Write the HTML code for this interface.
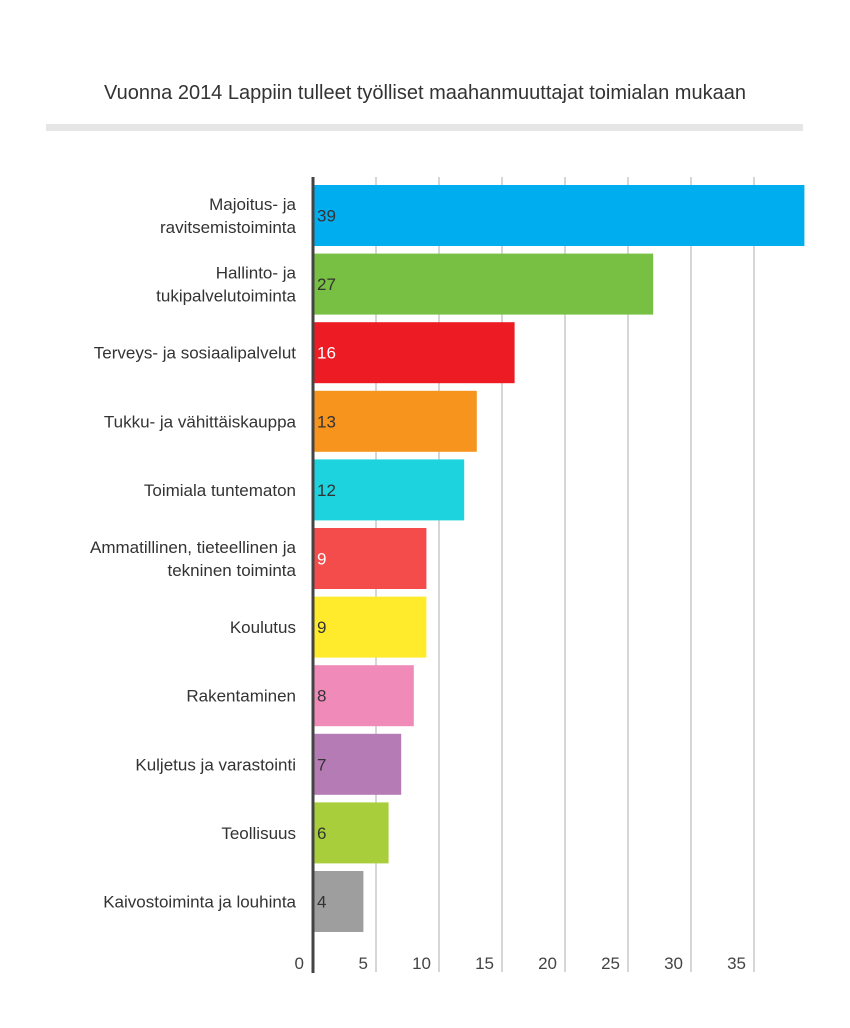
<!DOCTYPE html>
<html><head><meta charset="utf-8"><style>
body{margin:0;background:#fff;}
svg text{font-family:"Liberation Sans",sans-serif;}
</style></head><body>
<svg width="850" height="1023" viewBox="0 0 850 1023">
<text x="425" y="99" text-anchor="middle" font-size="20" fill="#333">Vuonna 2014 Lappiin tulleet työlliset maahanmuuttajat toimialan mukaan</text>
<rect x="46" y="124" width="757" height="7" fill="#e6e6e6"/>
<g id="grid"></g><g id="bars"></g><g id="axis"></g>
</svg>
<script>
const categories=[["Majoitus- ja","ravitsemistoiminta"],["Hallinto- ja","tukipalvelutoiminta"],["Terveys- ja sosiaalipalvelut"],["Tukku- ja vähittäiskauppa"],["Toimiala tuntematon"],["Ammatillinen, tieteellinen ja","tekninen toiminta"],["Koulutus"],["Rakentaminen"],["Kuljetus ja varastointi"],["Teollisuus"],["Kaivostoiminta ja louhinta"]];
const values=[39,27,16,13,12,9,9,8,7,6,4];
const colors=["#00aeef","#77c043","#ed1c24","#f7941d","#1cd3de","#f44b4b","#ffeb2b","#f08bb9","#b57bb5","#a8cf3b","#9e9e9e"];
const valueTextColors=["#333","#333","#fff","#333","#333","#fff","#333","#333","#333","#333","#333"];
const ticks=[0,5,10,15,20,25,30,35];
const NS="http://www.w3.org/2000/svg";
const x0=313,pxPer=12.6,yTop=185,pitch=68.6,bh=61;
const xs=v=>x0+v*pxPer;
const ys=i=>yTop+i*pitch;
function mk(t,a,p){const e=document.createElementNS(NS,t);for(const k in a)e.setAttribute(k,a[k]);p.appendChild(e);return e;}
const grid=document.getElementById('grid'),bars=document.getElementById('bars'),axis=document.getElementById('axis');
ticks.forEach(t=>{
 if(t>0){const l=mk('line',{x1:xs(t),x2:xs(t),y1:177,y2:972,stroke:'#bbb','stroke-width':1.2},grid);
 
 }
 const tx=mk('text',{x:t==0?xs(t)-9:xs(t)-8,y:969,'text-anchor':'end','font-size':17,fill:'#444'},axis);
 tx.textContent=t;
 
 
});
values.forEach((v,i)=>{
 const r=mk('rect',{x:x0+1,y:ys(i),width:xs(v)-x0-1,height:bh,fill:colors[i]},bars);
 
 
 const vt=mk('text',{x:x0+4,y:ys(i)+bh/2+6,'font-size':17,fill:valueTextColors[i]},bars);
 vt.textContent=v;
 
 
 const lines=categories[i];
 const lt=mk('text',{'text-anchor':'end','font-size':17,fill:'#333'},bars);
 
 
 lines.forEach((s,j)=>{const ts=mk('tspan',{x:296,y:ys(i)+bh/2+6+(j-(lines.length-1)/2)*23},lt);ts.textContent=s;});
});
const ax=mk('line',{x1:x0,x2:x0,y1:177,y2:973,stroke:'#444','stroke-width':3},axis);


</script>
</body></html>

####################

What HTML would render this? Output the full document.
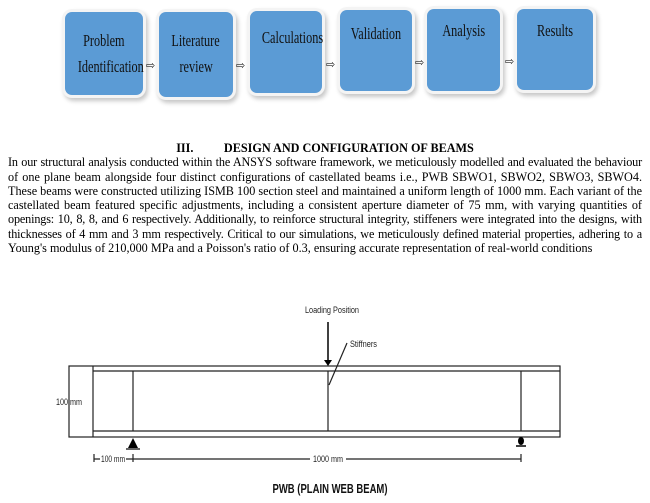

####################

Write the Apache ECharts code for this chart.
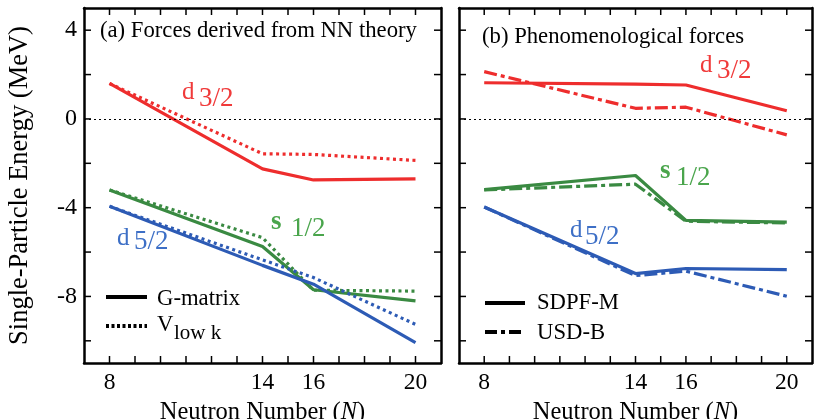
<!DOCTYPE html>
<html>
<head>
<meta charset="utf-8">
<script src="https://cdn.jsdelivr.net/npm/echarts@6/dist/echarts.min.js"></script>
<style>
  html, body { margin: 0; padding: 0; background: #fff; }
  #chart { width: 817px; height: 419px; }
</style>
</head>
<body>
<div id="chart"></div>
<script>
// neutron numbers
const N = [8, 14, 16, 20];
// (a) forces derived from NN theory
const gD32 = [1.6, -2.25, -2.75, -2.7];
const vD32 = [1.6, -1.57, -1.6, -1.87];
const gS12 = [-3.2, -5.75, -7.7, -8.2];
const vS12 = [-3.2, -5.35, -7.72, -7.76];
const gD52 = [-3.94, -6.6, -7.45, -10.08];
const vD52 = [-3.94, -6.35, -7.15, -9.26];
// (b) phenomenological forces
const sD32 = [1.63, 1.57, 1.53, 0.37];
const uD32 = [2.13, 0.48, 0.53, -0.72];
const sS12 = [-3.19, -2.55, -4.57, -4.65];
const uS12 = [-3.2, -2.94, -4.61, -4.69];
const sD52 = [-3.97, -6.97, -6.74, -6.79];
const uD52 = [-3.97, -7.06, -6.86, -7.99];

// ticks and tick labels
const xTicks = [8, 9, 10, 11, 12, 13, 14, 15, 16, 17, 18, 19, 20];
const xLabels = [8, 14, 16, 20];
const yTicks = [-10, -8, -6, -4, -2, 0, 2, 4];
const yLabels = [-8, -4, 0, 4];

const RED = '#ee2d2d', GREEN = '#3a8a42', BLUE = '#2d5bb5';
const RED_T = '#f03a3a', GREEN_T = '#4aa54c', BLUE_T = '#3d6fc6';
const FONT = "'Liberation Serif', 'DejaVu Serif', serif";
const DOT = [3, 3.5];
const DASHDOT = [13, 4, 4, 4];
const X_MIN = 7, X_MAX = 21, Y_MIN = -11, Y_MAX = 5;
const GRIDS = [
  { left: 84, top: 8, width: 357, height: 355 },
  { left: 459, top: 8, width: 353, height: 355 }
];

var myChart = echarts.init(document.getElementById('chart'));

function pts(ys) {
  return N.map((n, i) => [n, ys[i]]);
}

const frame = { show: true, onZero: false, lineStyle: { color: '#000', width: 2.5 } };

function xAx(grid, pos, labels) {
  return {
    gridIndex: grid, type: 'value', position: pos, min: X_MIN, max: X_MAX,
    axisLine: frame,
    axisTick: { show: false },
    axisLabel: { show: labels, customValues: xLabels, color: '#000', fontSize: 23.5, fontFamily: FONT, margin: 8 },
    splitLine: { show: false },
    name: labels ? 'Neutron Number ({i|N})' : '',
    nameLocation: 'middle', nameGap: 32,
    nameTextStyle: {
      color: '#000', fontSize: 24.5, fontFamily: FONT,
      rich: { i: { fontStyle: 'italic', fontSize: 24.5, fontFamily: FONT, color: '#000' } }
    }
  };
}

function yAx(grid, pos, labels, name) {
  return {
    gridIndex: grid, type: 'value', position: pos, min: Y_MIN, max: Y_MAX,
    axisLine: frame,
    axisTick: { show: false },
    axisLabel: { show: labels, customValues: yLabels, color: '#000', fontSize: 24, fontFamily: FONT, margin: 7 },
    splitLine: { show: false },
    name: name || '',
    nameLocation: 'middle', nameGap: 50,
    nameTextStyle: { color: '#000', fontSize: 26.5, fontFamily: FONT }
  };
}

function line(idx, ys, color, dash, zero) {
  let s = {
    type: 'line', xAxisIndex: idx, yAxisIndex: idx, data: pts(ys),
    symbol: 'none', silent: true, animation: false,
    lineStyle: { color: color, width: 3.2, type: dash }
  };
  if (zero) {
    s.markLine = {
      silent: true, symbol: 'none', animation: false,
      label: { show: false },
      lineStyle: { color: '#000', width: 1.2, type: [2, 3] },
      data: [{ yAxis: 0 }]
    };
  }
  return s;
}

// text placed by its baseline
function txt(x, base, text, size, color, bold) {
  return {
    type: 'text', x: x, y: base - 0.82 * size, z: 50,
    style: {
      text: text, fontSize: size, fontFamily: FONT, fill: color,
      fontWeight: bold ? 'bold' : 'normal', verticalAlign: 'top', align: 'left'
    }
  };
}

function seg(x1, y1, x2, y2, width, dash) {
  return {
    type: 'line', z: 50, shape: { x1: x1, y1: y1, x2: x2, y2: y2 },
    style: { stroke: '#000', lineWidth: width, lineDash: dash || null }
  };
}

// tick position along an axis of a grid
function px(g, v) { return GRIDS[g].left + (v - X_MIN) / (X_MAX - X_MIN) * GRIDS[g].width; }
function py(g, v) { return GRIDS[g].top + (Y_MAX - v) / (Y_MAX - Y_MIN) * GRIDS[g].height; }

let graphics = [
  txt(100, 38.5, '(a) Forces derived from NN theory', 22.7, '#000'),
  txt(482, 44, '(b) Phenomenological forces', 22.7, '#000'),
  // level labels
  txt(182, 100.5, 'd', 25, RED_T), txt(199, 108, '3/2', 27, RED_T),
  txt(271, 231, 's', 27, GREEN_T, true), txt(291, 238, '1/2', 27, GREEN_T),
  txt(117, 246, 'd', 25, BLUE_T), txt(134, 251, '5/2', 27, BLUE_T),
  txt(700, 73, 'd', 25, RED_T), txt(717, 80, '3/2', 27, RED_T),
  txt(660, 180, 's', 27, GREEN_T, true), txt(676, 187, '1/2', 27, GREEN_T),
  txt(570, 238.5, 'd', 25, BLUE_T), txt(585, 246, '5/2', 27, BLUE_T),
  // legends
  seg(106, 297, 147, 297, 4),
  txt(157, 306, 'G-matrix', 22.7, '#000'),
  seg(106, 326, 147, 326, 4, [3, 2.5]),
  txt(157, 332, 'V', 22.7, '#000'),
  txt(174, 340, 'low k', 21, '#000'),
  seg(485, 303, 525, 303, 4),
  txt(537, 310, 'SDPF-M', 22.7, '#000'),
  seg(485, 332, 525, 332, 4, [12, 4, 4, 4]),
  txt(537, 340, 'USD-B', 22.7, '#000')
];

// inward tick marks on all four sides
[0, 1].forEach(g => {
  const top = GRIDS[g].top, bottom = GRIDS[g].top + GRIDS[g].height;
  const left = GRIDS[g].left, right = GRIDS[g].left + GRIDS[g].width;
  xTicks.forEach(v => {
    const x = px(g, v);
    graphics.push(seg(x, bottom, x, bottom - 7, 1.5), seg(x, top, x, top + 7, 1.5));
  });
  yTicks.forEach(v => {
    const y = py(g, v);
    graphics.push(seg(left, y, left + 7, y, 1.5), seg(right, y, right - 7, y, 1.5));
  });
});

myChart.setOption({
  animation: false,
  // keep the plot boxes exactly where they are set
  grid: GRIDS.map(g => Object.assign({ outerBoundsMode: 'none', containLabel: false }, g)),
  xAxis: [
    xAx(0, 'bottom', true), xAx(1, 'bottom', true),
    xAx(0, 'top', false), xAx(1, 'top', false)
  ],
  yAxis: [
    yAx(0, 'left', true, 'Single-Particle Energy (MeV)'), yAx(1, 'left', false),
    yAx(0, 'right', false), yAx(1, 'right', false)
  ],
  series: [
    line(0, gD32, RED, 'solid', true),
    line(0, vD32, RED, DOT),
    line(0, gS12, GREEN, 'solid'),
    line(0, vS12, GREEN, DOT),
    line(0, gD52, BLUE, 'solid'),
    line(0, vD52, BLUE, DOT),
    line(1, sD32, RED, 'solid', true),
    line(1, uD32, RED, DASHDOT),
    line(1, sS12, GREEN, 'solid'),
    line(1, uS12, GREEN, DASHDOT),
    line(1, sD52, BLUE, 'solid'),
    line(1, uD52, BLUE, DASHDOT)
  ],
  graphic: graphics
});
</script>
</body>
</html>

####################

Gather every line containing the word "this" and copy it.

Write the HTML code for this interface.
What HTML would render this? Output the full document.
Write the Apache ECharts code for this chart.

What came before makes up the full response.